Netguru, the global software consulting company, hosted its fourth Disruption Forum at Work-Bench NYC last week as part of Empire Startups’ New York Fintech Week. The event hosted more than 250 attendees, who gleaned learnings from experts at leading fintech companies such as N26, Plaid, Betterment, Ellevest and more.
The Disruption Forum was broken into four separate panel discussions – each focusing on a trending topic within fintech – and explored specific challenges facing the industry.
The first part of the event explored trends within product, growth and AI. Product is increasingly becoming one of the most important aspects in the fintech industry and developing a top product has become absolutely crucial to a fintech company’s bottom line. As AI becomes more integrated in fintech products, companies are now utilizing data at a large scale to improve their services
“You have to give the machine good data for it to learn and give you insights. You want the machine to figure out what’s important and what’s not important. At the end of the day all of this data is useless if you’re not getting any insights out of it,” said Farrah Lakhani from OakNorthAI, a company which analyzes data to fund business loans.
The most prominent discussion of the evening focused on the European fintech industry and how European fintech startups can penetrate the US market. This panel featured representatives from four leading European fintech companies, including Andrew Boyajian, head of banking, North America, TransferWise; Dan Westgarth, North American GM, Revolut; Arshi Singh, North America head of product, Currencycloud; and Nicolas Kopp, U.S. CEO, N26, which is planning a US expansion in the first half of 2019. Although the US market is a focus point for many of these companies, Europe is still at the forefront of fintech innovation – surpassing the US by nearly €100 million in high-profile venture capital deals in the space this year alone.

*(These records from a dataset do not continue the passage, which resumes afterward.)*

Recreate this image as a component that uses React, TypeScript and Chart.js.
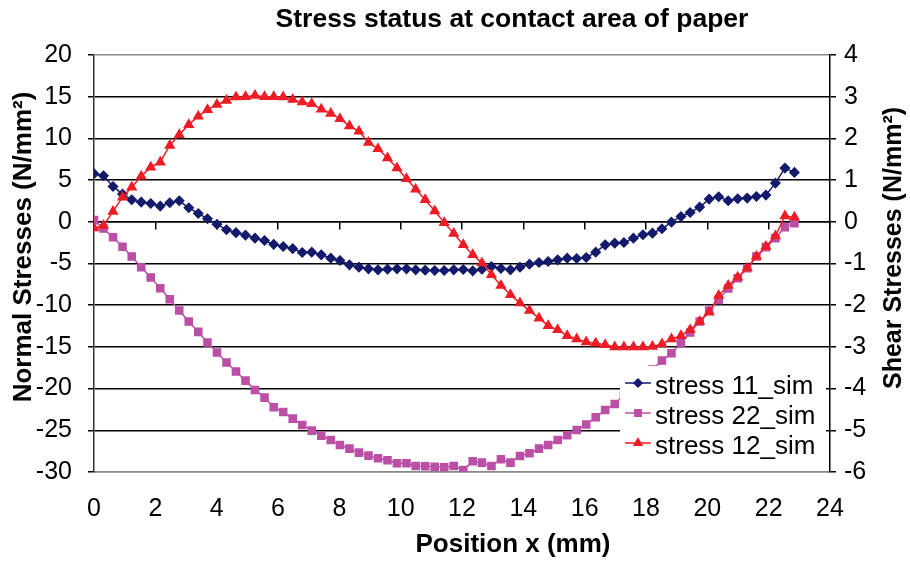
import React, { useEffect, useRef } from 'react';
import { Chart, registerables } from 'chart.js';
import { drawPoint } from 'chart.js/helpers';

Chart.register(...registerables);

const TITLE = 'Stress status at contact area of paper';
const X_TITLE = 'Position x (mm)';
const Y_LEFT_TITLE = 'Normal Stresses (N/mm²)';
const Y_RIGHT_TITLE = 'Shear Stresses (N/mm²)';
const SERIES_NAMES = ['stress 11_sim', 'stress 22_sim', 'stress 12_sim'];

const positionX = [
  0, 0.31, 0.62, 0.93, 1.23, 1.54, 1.85, 2.16, 2.47, 2.78,
  3.09, 3.4, 3.7, 4.01, 4.32, 4.63, 4.94, 5.25, 5.56, 5.86,
  6.17, 6.48, 6.79, 7.1, 7.41, 7.72, 8.02, 8.33, 8.64, 8.95,
  9.26, 9.57, 9.88, 10.19, 10.49, 10.8, 11.11, 11.42, 11.73, 12.04,
  12.35, 12.65, 12.96, 13.27, 13.58, 13.89, 14.2, 14.51, 14.81, 15.12,
  15.43, 15.74, 16.05, 16.36, 16.67, 16.98, 17.28, 17.59, 17.9, 18.21,
  18.52, 18.83, 19.14, 19.44, 19.75, 20.06, 20.37, 20.68, 20.99, 21.3,
  21.6, 21.91, 22.22, 22.53, 22.84,
];

const stress11 = [
  5.76, 5.52, 4.24, 3.32, 2.64, 2.36, 2.2, 1.88, 2.28, 2.52,
  1.68, 1.0, 0.36, -0.3, -0.96, -1.3, -1.6, -1.96, -2.24, -2.7,
  -2.96, -3.22, -3.68, -3.64, -3.96, -4.36, -4.64, -5.16, -5.44, -5.64,
  -5.76, -5.68, -5.64, -5.64, -5.76, -5.8, -5.84, -5.84, -5.76, -5.72,
  -5.88, -5.68, -5.36, -5.6, -5.76, -5.44, -5.08, -4.88, -4.76, -4.56,
  -4.36, -4.4, -4.28, -3.64, -2.76, -2.56, -2.48, -1.96, -1.56, -1.36,
  -0.84, -0.04, 0.64, 1.12, 1.76, 2.72, 3.0, 2.52, 2.76, 2.84,
  3.04, 3.2, 4.64, 6.44, 5.92,
];

const stress22 = [
  0.2, -0.8, -1.86, -3.0, -4.16, -5.44, -6.68, -7.96, -9.28, -10.64,
  -11.96, -13.2, -14.48, -15.68, -16.88, -17.96, -19.04, -20.16, -21.08, -22.24,
  -22.8, -23.6, -24.36, -25.04, -25.64, -26.16, -26.76, -27.2, -27.68, -28.04,
  -28.36, -28.6, -28.96, -28.96, -29.28, -29.32, -29.36, -29.44, -29.28, -29.76,
  -28.72, -28.88, -29.28, -28.48, -28.88, -28.08, -27.76, -27.2, -26.76, -26.16,
  -25.6, -24.96, -24.3, -23.44, -22.56, -21.84, -20.8, -19.8, -18.8, -17.7,
  -16.64, -15.76, -14.56, -13.28, -11.96, -10.64, -9.36, -8.0, -6.76, -5.56,
  -4.16, -3.04, -1.96, -0.64, -0.16,
];

const stress12 = [
  -0.15, -0.09, 0.25, 0.59, 0.83, 1.09, 1.31, 1.43, 1.83, 2.09,
  2.33, 2.53, 2.69, 2.81, 2.91, 2.99, 3.0, 3.03, 3.0, 3.0,
  2.99, 2.93, 2.87, 2.83, 2.7, 2.6, 2.47, 2.3, 2.17, 1.9,
  1.75, 1.53, 1.29, 1.03, 0.78, 0.53, 0.26, -0.02, -0.28, -0.55,
  -0.79, -0.99, -1.27, -1.53, -1.75, -1.95, -2.13, -2.31, -2.49, -2.59,
  -2.73, -2.81, -2.88, -2.91, -2.95, -3.0, -3.0, -3.0, -3.0, -2.99,
  -2.93, -2.81, -2.73, -2.59, -2.39, -2.17, -1.77, -1.53, -1.33, -1.11,
  -0.83, -0.59, -0.34, 0.14, 0.11,
];

const xTicks = [0, 2, 4, 6, 8, 10, 12, 14, 16, 18, 20, 22, 24];
const leftTicks = [20, 15, 10, 5, 0, -5, -10, -15, -20, -25, -30];
const rightTicks = [4, 3, 2, 1, 0, -1, -2, -3, -4, -5, -6];

const FONT = "'Liberation Sans', Arial, Helvetica, sans-serif";
const NAVY = '#141a6c';
const MAGENTA = '#bb4fa6';
const RED = '#ee1c25';

const pts = (ys: number[]) => positionX.map((x, i) => ({ x, y: ys[i] }));

const annotations = {
  id: 'annotations',
  afterDraw(chart: any) {
    const ctx = chart.ctx as CanvasRenderingContext2D;
    ctx.save();
    ctx.fillStyle = '#000';
    ctx.textAlign = 'center';
    ctx.textBaseline = 'middle';
    ctx.font = `bold 26.5px ${FONT}`;
    ctx.fillText(TITLE, 512, 20);
    ctx.font = `bold 26px ${FONT}`;
    ctx.fillText(X_TITLE, 513, 545);
    ctx.save();
    ctx.translate(24, 247);
    ctx.rotate(-Math.PI / 2);
    ctx.fillText(Y_LEFT_TITLE, 0, 0);
    ctx.restore();
    ctx.save();
    ctx.translate(894, 248);
    ctx.rotate(-Math.PI / 2);
    ctx.font = `bold 25px ${FONT}`;
    ctx.fillText(Y_RIGHT_TITLE, 0, 0);
    ctx.restore();

    // legend
    ctx.fillStyle = '#fff';
    ctx.fillRect(620, 366, 206, 102);
    const items = chart.data.datasets;
    ctx.font = `26px ${FONT}`;
    ctx.textAlign = 'left';
    items.forEach((ds: any, i: number) => {
      const y = 383 + i * 30;
      ctx.strokeStyle = ds.borderColor;
      ctx.lineWidth = 1.5;
      ctx.beginPath();
      ctx.moveTo(625, y);
      ctx.lineTo(651, y);
      ctx.stroke();
      ctx.fillStyle = ds.backgroundColor;
      drawPoint(ctx, { pointStyle: ds.pointStyle, radius: ds.pointRadius - 0.5, borderWidth: 1, rotation: 0 } as any, 638, y);
      ctx.fillStyle = '#000';
      ctx.fillText(ds.label, 655, y + 4);
    });
    ctx.restore();
  },
};

export default function App() {
  const ref = useRef<HTMLCanvasElement | null>(null);
  useEffect(() => {
    document.body.style.margin = '0';
    const canvas = ref.current;
    if (!canvas) return;
    const tickFont = { family: FONT, size: 25 };
    const chart = new Chart(canvas, {
      type: 'line',
      data: {
        datasets: [
          {
            label: SERIES_NAMES[0],
            data: pts(stress11),
            yAxisID: 'y',
            xAxisID: 'x',
            borderColor: NAVY,
            backgroundColor: NAVY,
            pointBorderColor: NAVY,
            pointBackgroundColor: NAVY,
            pointStyle: 'rectRot',
            pointRadius: 4.5,
            borderWidth: 1.5,
            tension: 0,
            order: 3,
          },
          {
            label: SERIES_NAMES[1],
            data: pts(stress22),
            yAxisID: 'y',
            xAxisID: 'x',
            borderColor: MAGENTA,
            backgroundColor: MAGENTA,
            pointBorderColor: MAGENTA,
            pointBackgroundColor: MAGENTA,
            pointStyle: 'rect',
            pointRadius: 5,
            borderWidth: 1.5,
            tension: 0,
            order: 2,
          },
          {
            label: SERIES_NAMES[2],
            data: pts(stress12),
            yAxisID: 'y2',
            xAxisID: 'x',
            borderColor: RED,
            backgroundColor: RED,
            pointBorderColor: RED,
            pointBackgroundColor: RED,
            pointStyle: 'triangle',
            pointRadius: 5,
            borderWidth: 1.5,
            tension: 0,
            order: 1,
          },
        ],
      },
      options: {
        responsive: false,
        animation: false,
        events: [],
        layout: { padding: { top: 55, left: 0, right: 0, bottom: 0 } },
        plugins: {
          legend: { display: false },
          title: { display: false },
          tooltip: { enabled: false },
        },
        scales: {
          x: {
            type: 'linear',
            axis: 'x',
            position: 'bottom',
            min: 0,
            max: 24,
            afterBuildTicks: (s: any) => { s.ticks = xTicks.map((v) => ({ value: v })); },
            afterFit: (s: any) => { s.height = 90; },
            ticks: { font: tickFont, color: '#000', padding: 22, maxRotation: 0, autoSkip: false },
            grid: { display: false, drawTicks: false },
            border: { display: true, color: '#8a8a8a', width: 1.5 },
          },
          xZero: {
            type: 'linear',
            axis: 'x',
            position: { y: 0 },
            min: 0,
            max: 24,
            afterBuildTicks: (s: any) => { s.ticks = xTicks.map((v) => ({ value: v })); },
            ticks: { display: false },
            grid: { display: true, drawOnChartArea: false, drawTicks: true, tickLength: 7, color: '#000', lineWidth: 1.5 },
            border: { display: true, color: '#000', width: 1.5 },
          },
          y: {
            type: 'linear',
            position: 'left',
            min: -30,
            max: 20,
            afterBuildTicks: (s: any) => { s.ticks = leftTicks.map((v) => ({ value: v })); },
            afterFit: (s: any) => { s.width = 94; },
            ticks: { font: tickFont, color: '#000', padding: 16 },
            grid: {
              color: (c: any) => (c.tick && (c.tick.value === 20 || c.tick.value === -30) ? '#8a8a8a' : '#000'),
              tickColor: '#000',
              lineWidth: 1.5,
              tickLength: 6,
              drawTicks: true,
            },
            border: { display: true, color: '#333', width: 1.5 },
          },
          y2: {
            type: 'linear',
            position: 'right',
            min: -6,
            max: 4,
            afterBuildTicks: (s: any) => { s.ticks = rightTicks.map((v) => ({ value: v })); },
            afterFit: (s: any) => { s.width = 80; },
            ticks: { font: tickFont, color: '#000', padding: 8 },
            grid: { drawOnChartArea: false, drawTicks: true, tickLength: 6, color: '#000', lineWidth: 1.5 },
            border: { display: true, color: '#000', width: 1.5 },
          },
        },
      } as any,
      plugins: [annotations],
    });
    return () => chart.destroy();
  }, []);
  return (
    <div style={{ width: 910, height: 562 }}>
      <canvas ref={ref} width={910} height={562} style={{ display: 'block', width: 910, height: 562 }} />
    </div>
  );
}
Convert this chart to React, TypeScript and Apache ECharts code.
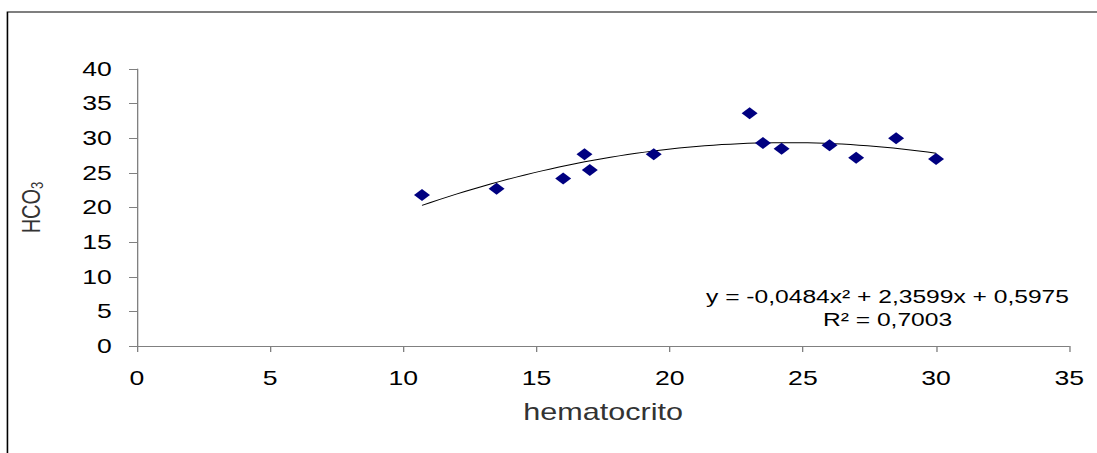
import React, { useEffect, useRef } from "react";
import * as echarts from "echarts";

// horizontal stretch applied to the whole chart surface
const S = 1.33;
const OUT_W = 1097;
const OUT_H = 453;
const W = OUT_W / S;

// measured samples: hematocrito vs HCO3
const hematocrito = [10.7, 13.5, 16.0, 16.8, 17.0, 19.4, 23.0, 23.5, 24.2, 26.0, 27.0, 28.5, 30.0];
const hco3 = [21.8, 22.7, 24.2, 27.7, 25.4, 27.7, 33.6, 29.3, 28.5, 29.0, 27.2, 30.0, 27.0];

// polynomial trend (order 2) coefficients: c2, c1, c0
const trendCoef = [-0.0484, 2.3599, 0.5975];
const trendRange = [10.7, 30.0];

const xTicks = { min: 0, max: 35, interval: 5 };
const yTicks = { min: 0, max: 40, interval: 5 };

const eqLine1 = "y = -0,0484x² + 2,3599x + 0,5975";
const eqLine2 = "R² = 0,7003";

const FONT = "Liberation Sans, Arial, sans-serif";

export default function App() {
  const ref = useRef<HTMLDivElement>(null);

  useEffect(() => {
    if (!ref.current) return;
    const chart = echarts.init(ref.current, null, { renderer: "svg" });

    const trend: number[][] = [];
    const steps = 60;
    for (let i = 0; i <= steps; i++) {
      const x = trendRange[0] + ((trendRange[1] - trendRange[0]) * i) / steps;
      trend.push([x, trendCoef[0] * x * x + trendCoef[1] * x + trendCoef[2]]);
    }

    const axisLine = { show: true, lineStyle: { color: "#808080", width: 1 } };

    chart.setOption({
      animation: false,
      backgroundColor: "#ffffff",
      grid: { left: 137 / S, right: W - 1069 / S, top: 69, bottom: OUT_H - 346 },
      xAxis: {
        type: "value",
        min: xTicks.min,
        max: xTicks.max,
        interval: xTicks.interval,
        axisLine,
        axisTick: { show: true, length: 6, lineStyle: { color: "#808080" } },
        splitLine: { show: false },
        axisLabel: { color: "#000", fontSize: 20, fontFamily: FONT, margin: 22 },
        name: "hematocrito",
        nameLocation: "middle",
        nameGap: 55,
        nameTextStyle: { color: "#333", fontSize: 23, fontFamily: FONT },
      },
      yAxis: {
        type: "value",
        min: yTicks.min,
        max: yTicks.max,
        interval: yTicks.interval,
        axisLine,
        axisTick: { show: true, length: 6, lineStyle: { color: "#808080" } },
        splitLine: { show: false },
        axisLabel: { color: "#000", fontSize: 20, fontFamily: FONT, margin: 19 },
        name: "{a|HCO}{b|3}",
        nameLocation: "middle",
        nameGap: 69,
        nameTextStyle: {
          color: "#333",
          fontFamily: FONT,
          rich: {
            a: { fontSize: 20, fontFamily: FONT, color: "#333" },
            b: { fontSize: 13, fontFamily: FONT, color: "#333", verticalAlign: "bottom", padding: [9, 0, 0, 0] },
          },
        },
      },
      series: [
        {
          type: "line",
          data: trend,
          showSymbol: false,
          smooth: false,
          lineStyle: { color: "#000", width: 1 },
          z: 2,
        },
        {
          type: "scatter",
          data: hematocrito.map((x, i) => [x, hco3[i]]),
          symbol: "diamond",
          symbolSize: 12,
          itemStyle: { color: "#000080", opacity: 1 },
          z: 3,
        },
      ],
      graphic: [
        {
          type: "rect",
          shape: { x: 5.6, y: 12, width: W + 20, height: OUT_H + 20 },
          style: { fill: "none", stroke: "#000", lineWidth: 1.2 },
          silent: true,
        },
        {
          type: "text",
          x: 887.5 / S,
          y: 297,
          style: {
            text: eqLine1,
            fontSize: 18.5,
            fontFamily: FONT,
            fill: "#000",
            textAlign: "center",
            textVerticalAlign: "middle",
          },
        },
        {
          type: "text",
          x: 887.5 / S,
          y: 320,
          style: {
            text: eqLine2,
            fontSize: 18.5,
            fontFamily: FONT,
            fill: "#000",
            textAlign: "center",
            textVerticalAlign: "middle",
          },
        },
      ],
    });

    return () => chart.dispose();
  }, []);

  return (
    <div
      style={{
        position: "absolute",
        left: 0,
        top: 0,
        width: OUT_W,
        height: OUT_H,
        overflow: "hidden",
        background: "#fff",
      }}
    >
      <div
        ref={ref}
        style={{
          width: W,
          height: OUT_H,
          transform: `scaleX(${S})`,
          transformOrigin: "0 0",
        }}
      />
    </div>
  );
}
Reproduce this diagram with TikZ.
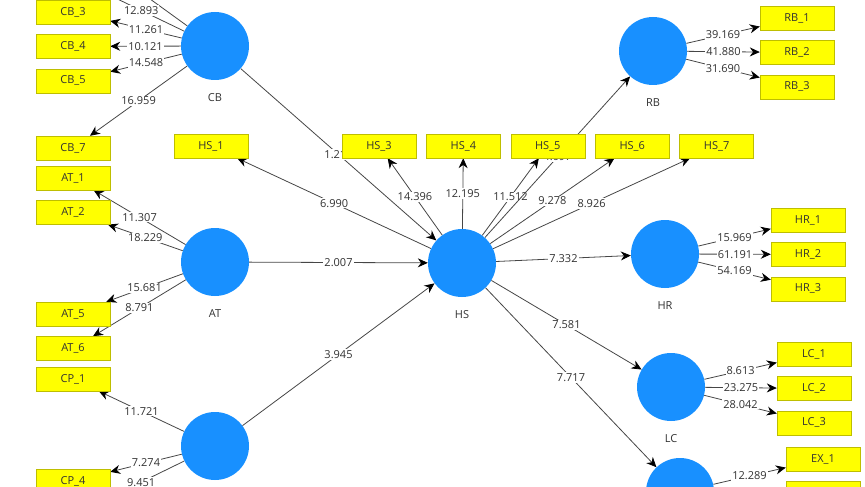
\documentclass[tikz,border=0pt]{standalone}
\usepackage{fontspec}
\newfontfamily\plsfont{Open Sans}
\usetikzlibrary{arrows.meta,positioning,backgrounds}
\definecolor{lvblue}{RGB}{24,144,255}
\definecolor{indyellow}{RGB}{255,255,0}
\definecolor{indedge}{RGB}{190,190,0}
\definecolor{linegray}{RGB}{70,70,70}
\definecolor{txtgray}{RGB}{50,50,50}
\tikzset{
  lv/.style={circle,fill=lvblue,minimum size=68pt,inner sep=0pt},
  lvname/.style={font=\plsfont\fontsize{11}{13}\selectfont,text=txtgray},
  ind/.style={draw=indedge,fill=indyellow,minimum width=74pt,minimum height=24pt,inner sep=0pt,font=\plsfont\fontsize{11}{13}\selectfont,text=txtgray},
  arr/.style={draw=linegray,line width=0.8pt,-{Stealth[length=10pt,width=9pt,black]}},
  coef/.style={fill=white,inner sep=1pt,font=\plsfont\fontsize{11}{13}\selectfont,text=txtgray}
}

\begin{document}
\begin{tikzpicture}[x=1pt,y=-1pt,node distance=10pt]
  \useasboundingbox (0,0) rectangle (865,487);

  % latent variables
  \node[lv] (cb) at (215,46) {};
  \node[lv] (at) at (215,262) {};
  \node[lv] (cp) at (215,446) {};
  \node[lv] (hs) at (462,263) {};
  \node[lv] (rb) at (653,51) {};
  \node[lv] (hr) at (665,254) {};
  \node[lv] (lc) at (671,387) {};
  \node[lv] (ex) at (680,492) {};
  \node[lvname, below=of cb] (cbname) {CB};
  \node[lvname, below=of at] (atname) {AT};
  \node[lvname, below=of hs] (hsname) {HS};
  \node[lvname, below=of rb] (rbname) {RB};
  \node[lvname, below=of hr] (hrname) {HR};
  \node[lvname, below=of lc] (lcname) {LC};

  % indicators
  \node[ind] (cb3) at (73,12) {CB\_3};
  \node[ind, above=of cb3] (cb2) {};
  \node[ind, above=of cb2] (cb1) {};
  \node[ind, below=of cb3] (cb4) {CB\_4};
  \node[ind, below=of cb4] (cb5) {CB\_5};
  \node[ind] (cb7) at (73,148) {CB\_7};
  \node[ind] (at1) at (73,178) {AT\_1};
  \node[ind, below=of at1] (at2) {AT\_2};
  \node[ind] (at5) at (73,314) {AT\_5};
  \node[ind, below=of at5] (at6) {AT\_6};
  \node[ind] (cp1) at (73,379) {CP\_1};
  \node[ind] (cp4) at (73,481) {CP\_4};
  \node[ind, below=of cp4] (cp5) {};
  \node[ind] (hs1) at (211,146) {HS\_1};
  \node[ind] (hs3) at (379,146) {HS\_3};
  \node[ind, right=of hs3] (hs4) {HS\_4};
  \node[ind, right=of hs4] (hs5) {HS\_5};
  \node[ind, right=of hs5] (hs6) {HS\_6};
  \node[ind, right=of hs6] (hs7) {HS\_7};
  \node[ind] (rb1) at (797,18) {RB\_1};
  \node[ind, below=of rb1] (rb2) {RB\_2};
  \node[ind, below=of rb2] (rb3) {RB\_3};
  \node[ind] (hr1) at (808,220) {HR\_1};
  \node[ind, below=of hr1] (hr2) {HR\_2};
  \node[ind, below=of hr2] (hr3) {HR\_3};
  \node[ind] (lc1) at (814,354) {LC\_1};
  \node[ind, below=of lc1] (lc2) {LC\_2};
  \node[ind, below=of lc2] (lc3) {LC\_3};
  \node[ind] (ex1) at (823,459) {EX\_1};
  \node[ind, below=of ex1] (ex2) {};

  \begin{pgfonlayer}{background}
    % outer loadings
    \draw[arr] (cb) -- (cb1);
    \draw[arr] (cb) -- node[coef]{12.893} (cb2);
    \draw[arr] (cb) -- node[coef]{11.261} (cb3);
    \draw[arr] (cb) -- node[coef]{10.121} (cb4);
    \draw[arr] (cb) -- node[coef]{14.548} (cb5);
    \draw[arr] (cb) -- node[coef]{16.959} (cb7);
    \draw[arr] (at) -- node[coef]{11.307} (at1);
    \draw[arr] (at) -- node[coef]{18.229} (at2);
    \draw[arr] (at) -- node[coef]{15.681} (at5);
    \draw[arr] (at) -- node[coef]{8.791} (at6);
    \draw[arr] (cp) -- node[coef]{11.721} (cp1);
    \draw[arr] (cp) -- node[coef]{7.274} (cp4);
    \draw[arr] (cp) -- node[coef]{9.451} (cp5);
    \draw[arr] (hs) -- node[coef]{6.990} (hs1);
    \draw[arr] (hs) -- node[coef]{14.396} (hs3);
    \draw[arr] (hs) -- node[coef]{12.195} (hs4);
    \draw[arr] (hs) -- node[coef]{11.512} (hs5);
    \draw[arr] (hs) -- node[coef]{9.278} (hs6);
    \draw[arr] (hs) -- node[coef]{8.926} (hs7);
    \draw[arr] (rb) -- node[coef]{39.169} (rb1);
    \draw[arr] (rb) -- node[coef]{41.880} (rb2);
    \draw[arr] (rb) -- node[coef]{31.690} (rb3);
    \draw[arr] (hr) -- node[coef]{15.969} (hr1);
    \draw[arr] (hr) -- node[coef]{61.191} (hr2);
    \draw[arr] (hr) -- node[coef]{54.169} (hr3);
    \draw[arr] (lc) -- node[coef]{8.613} (lc1);
    \draw[arr] (lc) -- node[coef]{23.275} (lc2);
    \draw[arr] (lc) -- node[coef]{28.042} (lc3);
    \draw[arr] (ex) -- node[coef]{12.289} (ex1);
    \draw[arr] (ex) -- (ex2);
    % inner model
    \draw[arr] (cb) -- node[coef]{1.217} (hs);
    \draw[arr] (at) -- node[coef]{2.007} (hs);
    \draw[arr] (cp) -- node[coef]{3.945} (hs);
    \draw[arr] (hs) -- node[coef]{4.697} (rb);
    \draw[arr] (hs) -- node[coef]{7.332} (hr);
    \draw[arr] (hs) -- node[coef]{7.581} (lc);
    \draw[arr] (hs) -- node[coef]{7.717} (ex);
  \end{pgfonlayer}
\end{tikzpicture}
\end{document}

The main points of conversation within the panel discussion focused on opportunity and regulation. Although there is immense opportunity in the United States for many of these EU-based fintech companies, US expansion is not easy to achieve. There are many barriers to entry including cultural differences, customer trust, logistical barriers, language barriers, and banks being risk averse, among others. The primary challenge with US expansion is the immense differences and complexities of the regulatory requirements within the regions – which has thrown a wrench in market expansion plans for many of these organizations. Most fintech companies have resorted to utilizing partnerships or charters with US banks to expand into the US market.
As some of the panelists noted, this is a much different approach than what’s seen in Europe.
“The UK went the opposite way [compared to the US] and made it very lax for fintechs so they could compete with banks,” said Arshi Singh from Currencycloud.
Even though there are regulatory difficulties, the US market was described as a unique opportunity with vast potential by most of the panelists. As the industry grows they hope to see innovation in compliance areas and in a variety of other fintech applications, including fintech for the disabled.